David Wallace says maybe it’s his fault.
The Carolina Mudcats will send four players including three elected starters to Tuesday’s California League-Carolina League All-Star Game in San Jose, Calif.
But they’re also going to finish the first half in last place in the league.
“I think I need to manage better, apparently,” Wallace said with a chuckle. “I’ve got four all-stars. I was talking to Vance Wilson over at Wilmington and he’s got one, and they’re up there at the top.”
Actually the Blue Rocks were last in the Northern Division through Friday at 32-36, but they would have been right in the Southern Division race. The Mudcats, meanwhile, were 21-46.
But heading to San Jose is the nucleus of the club as well as its ace starting pitcher.
The Mudcats’ two first-round draft picks – shortstop Francisco Lindor and center fielder Tyler Naquin – were chosen to start along with first baseman Jerrud Sabourin. And right-hander Cody Anderson will pitch for the Carolina League.
Wallace said all four should have been easy selections.
“I think Lindor is the best player in this league,” the manager said. “He goes out and plays hard and doesn’t take anything for granted. He knows he’s got a hard road and hard work in front of him and he’s willing to do it. That’s why he’s one of the leaders on this team.
“Naquin is probably the best minor-league center fielder I’ve played with or seen at this level. … He’s very grounded, and you don’t always see that in guys who are as successful and talented as he is.”
The skipper was also impressed with the selections that weren’t high on everyone’s draft list.

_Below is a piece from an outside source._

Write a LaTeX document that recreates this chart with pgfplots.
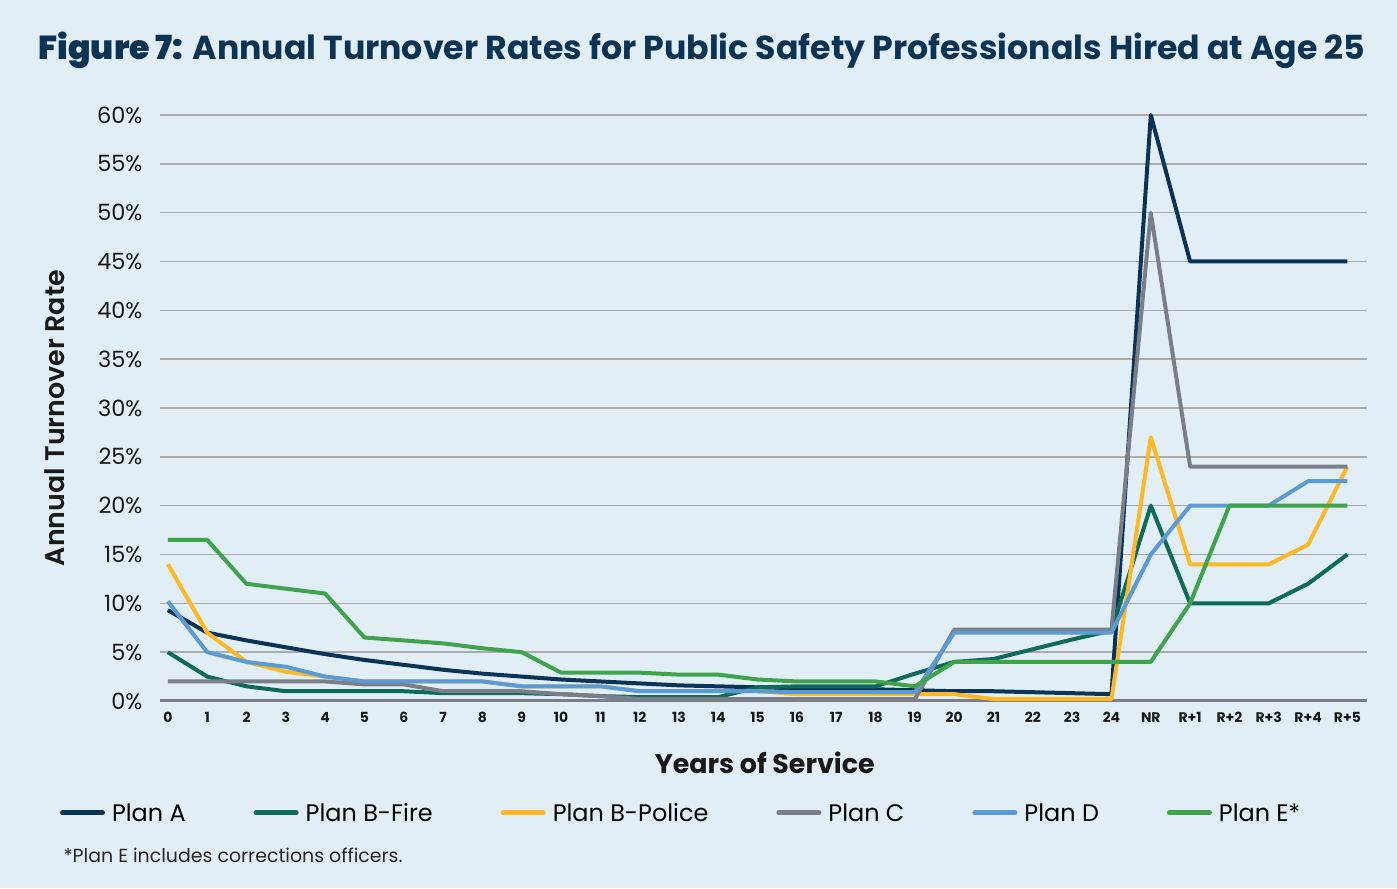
\documentclass[border=0pt]{standalone}
\usepackage{fontspec}
\setmainfont{Poppins}
\newfontfamily\popsb{Poppins SemiBold}
\newfontfamily\popxb{Poppins ExtraBold}
\usepackage{pgfplots}
\usepackage{pgfplotstable}
\pgfplotsset{compat=1.18}
\definecolor{bgc}{HTML}{E1EEF5}
\definecolor{cA}{HTML}{0B3356}
\definecolor{cBF}{HTML}{0E6B5A}
\definecolor{cBP}{HTML}{FDB825}
\definecolor{cC}{HTML}{7A7F87}
\definecolor{cD}{HTML}{5B9BD5}
\definecolor{cE}{HTML}{3FA34D}
\definecolor{gridc}{HTML}{ABABAB}
\definecolor{titc}{HTML}{0B3354}
\pgfplotstableread{
x A BF BP C D E
0 9.3 5.0 14.0 2.0 10.2 16.5
1 7.0 2.5 7.0 2.0 5.0 16.5
2 6.2 1.5 4.0 2.0 4.0 12.0
3 5.5 1.0 3.0 2.0 3.5 11.5
4 4.8 1.0 2.5 2.0 2.5 11.0
5 4.2 1.0 2.0 1.7 2.0 6.5
6 3.7 1.0 2.0 1.7 2.0 6.2
7 3.2 0.8 2.0 1.0 2.0 5.9
8 2.8 0.8 2.0 1.0 2.0 5.4
9 2.5 0.8 1.5 1.0 1.5 5.0
10 2.2 0.7 1.5 0.7 1.5 2.9
11 2.0 0.5 1.5 0.5 1.5 2.9
12 1.8 0.4 1.0 0.2 1.0 2.9
13 1.6 0.4 1.0 0.2 1.0 2.7
14 1.5 0.4 1.0 0.2 1.0 2.7
15 1.4 1.4 1.0 0.2 1.0 2.2
16 1.3 1.5 0.7 0.2 0.9 2.0
17 1.2 1.5 0.7 0.2 0.9 2.0
18 1.2 1.5 0.7 0.2 0.9 2.0
19 1.1 2.8 0.7 0.2 0.9 1.5
20 1.0 4.0 0.7 7.3 7.0 4.0
21 1.0 4.3 0.2 7.3 7.0 4.0
22 0.9 5.3 0.2 7.3 7.0 4.0
23 0.8 6.3 0.2 7.3 7.0 4.0
24 0.7 7.2 0.2 7.3 7.0 4.0
25 60.0 20.0 27.0 50.0 15.0 4.0
26 45.0 10.0 14.0 24.0 20.0 10.0
27 45.0 10.0 14.0 24.0 20.0 20.0
28 45.0 10.0 14.0 24.0 20.0 20.0
29 45.0 12.0 16.0 24.0 22.5 20.0
30 45.0 15.0 24.0 24.0 22.5 20.0
}\data
\begin{document}
\begin{tikzpicture}[x=1bp,y=1bp]
\useasboundingbox (0,0) rectangle (1397,888);
\fill[bgc] (0,0) rectangle (1397,888);
\node[text=titc, font=\fontsize{33.3}{38}\selectfont\bfseries] at (702,838) {{\popxb Figure 7:} Annual Turnover Rates for Public Safety Professionals Hired at Age 25};
\node[anchor=west, text=black!85, font=\fontsize{19}{22}\selectfont] at (60,33) {*Plan E includes corrections officers.};
\begin{axis}[
  at={(160bp,187bp)}, anchor=south west,
  scale only axis, width=1207bp, height=586bp,
  xmin=-0.2, xmax=30.5, ymin=0, ymax=60,
  axis x line=bottom, axis y line=left,
  x axis line style={-, color=cC, line width=3bp},
  y axis line style={draw=none},
  ymajorgrids, grid style={color=gridc, line width=1.5bp},
  major tick length=0pt,
  ytick={0,5,...,60},
  yticklabels={0\%,5\%,10\%,15\%,20\%,25\%,30\%,35\%,40\%,45\%,50\%,55\%,60\%},
  xtick={0,...,30},
  xticklabels={0,1,2,3,4,5,6,7,8,9,10,11,12,13,14,15,16,17,18,19,20,21,22,23,24,NR,R+1,R+2,R+3,R+4,R+5},
  yticklabel style={font=\fontsize{22.5}{26}\selectfont, text=black!90, xshift=-14bp},
  xticklabel style={font=\fontsize{14}{16}\selectfont\bfseries, text=black!90, yshift=-8bp},
  xlabel={Years of Service},
  xlabel style={font=\fontsize{27}{30}\selectfont\bfseries, text=black!90, at={(axis description cs:0.501,-0.106)}, anchor=center},
  ylabel={Annual Turnover Rate},
  ylabel style={font=\fontsize{27}{30}\selectfont\popsb, text=black!90, at={(axis description cs:-0.087,0.483)}, anchor=center},
  clip=false,
  every axis plot/.append style={line width=4bp, line join=round},
  legend columns=6,
  legend style={at={(axis description cs:-0.083,-0.191)}, anchor=west, draw=none, fill=none,
    font=\fontsize{24}{28}\selectfont, inner sep=0pt,
    /tikz/every even column/.append style={column sep=66bp},
    /tikz/every odd column/.append style={column sep=5bp}},
  legend cell align=left,
  legend image code/.code={\draw[#1, line width=5bp, line cap=round] (0bp,0bp) -- (40bp,0bp);},
]
\addplot[cA] table[x=x,y=A] {\data}; \addlegendentry{Plan A}
\addplot[cBF] table[x=x,y=BF] {\data}; \addlegendentry{Plan B-Fire}
\addplot[cBP] table[x=x,y=BP] {\data}; \addlegendentry{Plan B-Police}
\addplot[cC] table[x=x,y=C] {\data}; \addlegendentry{Plan C}
\addplot[cD] table[x=x,y=D] {\data}; \addlegendentry{Plan D}
\addplot[cE] table[x=x,y=E] {\data}; \addlegendentry{Plan E*}
\end{axis}
\end{tikzpicture}
\end{document}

“Sabourin is a great story,” Wallace said. “He wasn’t drafted and he’s earned every bit of respect he’s gotten and really put himself on the map with his professionalism and the way he plays first base. His at-bats are really professional at-bats.
“Cody hasn’t pitched that much, but we like his body, his frame, his arm and everything. He just needs to become more of a pitcher instead of just a thrower and he’s doing that. He’s listening to Jeff (pitching coach Harris) and is really starting to think more on the mound.”
It’s the first trip to an all-star game for Naquin and Sabourin, while Lindor and Anderson played in the Midwest League game for the Lake County Captains last season.
“I’d advise the new guys to just enjoy it,” said Lindor, the Cleveland Indians’ first-round pick (eighth overall) in 2011 who was hitting .296 with a homer, 21 RBI and 15 steals through 67 games. “It’s a great experience, definitely a cool experience.
“We haven’t had a great first half (as a team), but what counts is what we do in September. Last year we made a big turnaround. We became more of a team. We were all pulling for each other and picking each other up. We’re not stressing. I know we’re going to turn it around.”
Naquin said he’s very excited for the all-star opportunity.
“We’re going to go up there and play hard,” said Naquin, the Indians’ 15th pick in the first round last season who was hitting .308 with six homers and 27 RBI. “I get a chance to be in the home-run derby so we’ll see what happens.
“You can’t complain when you see our guys play. Francisco makes tremendous plays at shortstop. Sabourin swings the bat as well as anybody in the league and is a great first baseman, picking stuff. Cody, obviously, is a big right-handed power pitcher who can overpower people.”
Californians Sabourin and Anderson both say they look forward to playing close to home.
“I’m super excited to be going to the West Coast,” said the San Diego native Sabourin, who was hitting .314 with three homers and 27 RBI. “My parents and my uncle and a couple of my friends are going to be there. It’s kind of cool. We get to see how the talent in that league compares to us.
“The selection is huge for me personally. I’ve been able to stay consistent, and I think we’re becoming a good team. It speaks volumes that we have three starters in the game. The talent is definitely there. We’ve been unlucky and lost a lot of one-run games. But I think it’s going to turn around in the second half.”
Anderson, a Quincy, Calif., native, was picked in the 14th round in 2011 and was 6-3 with a 2.65 ERA.
“I live about 4 ½ hours away, so my family will be there,” Anderson said. “It’s going to be pretty neat.”